Read the listing and extract each line that includes the word "matplotlib".

:::::

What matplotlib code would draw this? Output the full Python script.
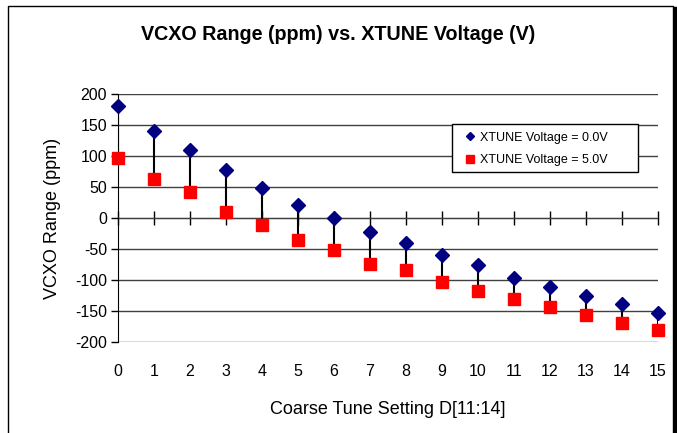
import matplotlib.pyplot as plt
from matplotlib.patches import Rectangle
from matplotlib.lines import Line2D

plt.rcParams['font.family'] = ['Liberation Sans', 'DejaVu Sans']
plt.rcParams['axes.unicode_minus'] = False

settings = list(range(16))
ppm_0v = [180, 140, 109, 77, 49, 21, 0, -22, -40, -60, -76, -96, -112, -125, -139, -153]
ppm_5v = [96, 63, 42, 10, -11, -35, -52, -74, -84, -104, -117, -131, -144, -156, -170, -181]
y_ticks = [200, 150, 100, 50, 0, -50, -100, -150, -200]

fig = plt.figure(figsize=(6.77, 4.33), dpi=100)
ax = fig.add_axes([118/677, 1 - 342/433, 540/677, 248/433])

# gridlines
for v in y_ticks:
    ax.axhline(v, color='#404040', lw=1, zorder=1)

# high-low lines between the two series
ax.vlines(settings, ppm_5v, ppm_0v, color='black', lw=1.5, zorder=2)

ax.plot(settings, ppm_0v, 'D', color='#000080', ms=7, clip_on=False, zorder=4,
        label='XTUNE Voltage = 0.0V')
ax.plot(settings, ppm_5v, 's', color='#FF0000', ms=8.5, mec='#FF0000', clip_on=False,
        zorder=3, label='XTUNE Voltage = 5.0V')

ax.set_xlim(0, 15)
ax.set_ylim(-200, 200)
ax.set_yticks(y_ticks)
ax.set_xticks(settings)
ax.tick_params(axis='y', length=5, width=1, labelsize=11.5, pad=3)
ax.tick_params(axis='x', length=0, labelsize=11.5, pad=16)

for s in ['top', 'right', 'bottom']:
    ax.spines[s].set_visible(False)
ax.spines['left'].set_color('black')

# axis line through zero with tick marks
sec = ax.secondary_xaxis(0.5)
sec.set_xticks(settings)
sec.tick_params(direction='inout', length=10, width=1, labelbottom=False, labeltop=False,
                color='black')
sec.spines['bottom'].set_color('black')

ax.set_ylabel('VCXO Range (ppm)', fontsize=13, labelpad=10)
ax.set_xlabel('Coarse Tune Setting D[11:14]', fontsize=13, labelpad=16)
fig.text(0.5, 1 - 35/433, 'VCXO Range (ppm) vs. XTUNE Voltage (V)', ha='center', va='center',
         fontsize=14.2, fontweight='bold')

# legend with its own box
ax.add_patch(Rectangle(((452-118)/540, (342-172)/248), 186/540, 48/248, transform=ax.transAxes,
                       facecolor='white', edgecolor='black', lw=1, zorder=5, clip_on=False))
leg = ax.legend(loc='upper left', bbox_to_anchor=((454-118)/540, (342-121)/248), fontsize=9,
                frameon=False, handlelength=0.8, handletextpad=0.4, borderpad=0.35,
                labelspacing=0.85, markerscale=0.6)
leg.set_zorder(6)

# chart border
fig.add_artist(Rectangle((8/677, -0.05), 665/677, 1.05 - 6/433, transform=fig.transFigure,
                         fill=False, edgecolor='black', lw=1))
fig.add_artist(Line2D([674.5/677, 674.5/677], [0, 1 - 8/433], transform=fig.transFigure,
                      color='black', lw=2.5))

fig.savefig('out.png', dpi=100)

:::::

▸ ANSWER TO THIS PROBLEM
What matplotlib code would draw this? Output the full Python script.
import matplotlib.pyplot as plt
from matplotlib.patches import Rectangle
from matplotlib.lines import Line2D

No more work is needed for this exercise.